The church is dedicated to Saints Gervasius and Protasius, two Christian martyrs from Milan that were killed by Nero. This church is the first parish church on the right bank of Paris. That’s why this church was historically known as having a large number boatmen and fishermen in attendance.
12. St Paul St Louis Church
Surely by now, you realize that there are a lot of outstanding Churches in Paris, and of course, St-Paul-St-Louis Church should not be forgotten.
This church was built and dedicated to St. Louis (King Louis IX) but was rededicated to St. Paul in 1802, in honor of the Church of St. Paul. This church was built to replace Chapelle Saint-Paul-des-Champs in 1125, for it has become too small for the growing population of attendees.
The architecture of the Church of Saint-Paul Saint-Louis is influenced by the Church of the Gesù in Rome. Its architectural style is a result of a beautiful blend of French and Italian Baroque style.

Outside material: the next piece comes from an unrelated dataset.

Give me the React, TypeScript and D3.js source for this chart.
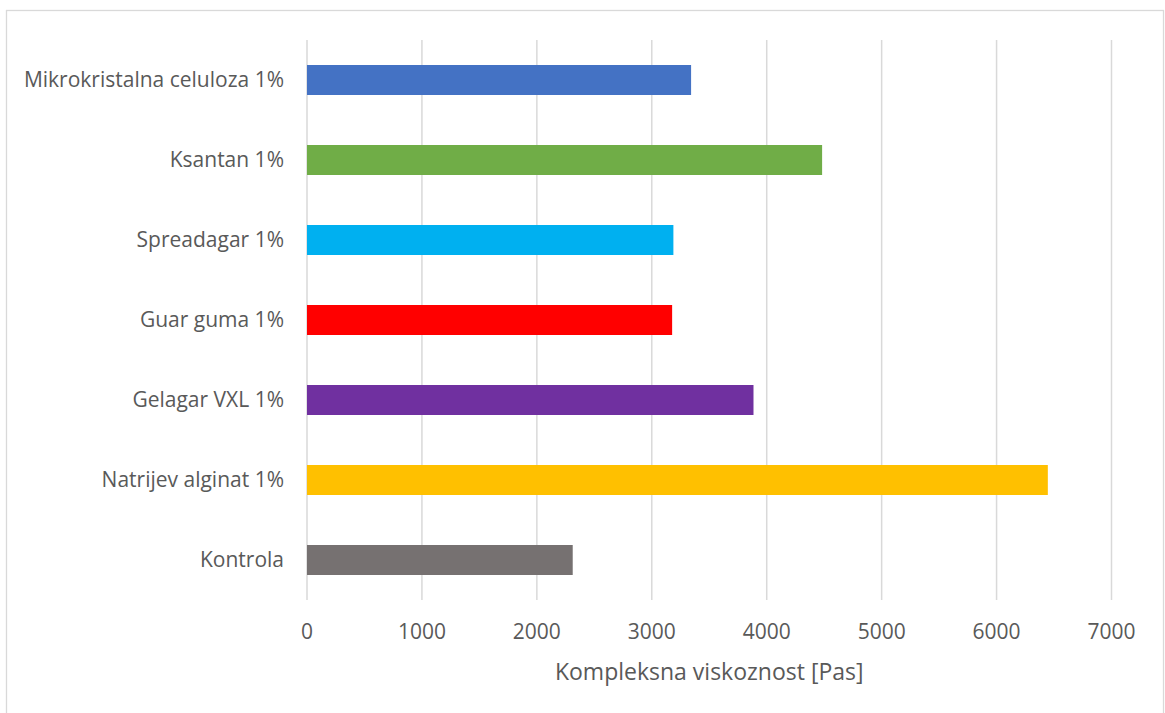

The church was designed mainly for preaching. This purpose is reflected in the dimensions of the church and the way that it is constructed. Several prominent preachers came here before the abolition of the Jesuit Order in 1762. Its remarkable façade contained multiple Gothic and Dutch elements.
Saint-Paul Saint-Louis has a collection of post-French Revolution religious works of art. Prominent paintings such as the Jesus in torment in the Garden of Olives by Delacroix and the Crucifixion of Jesus rescued from the Bastille prison chapel, as well as works such as La Vierge del Douleur by Germain Pilon, can be found in this church.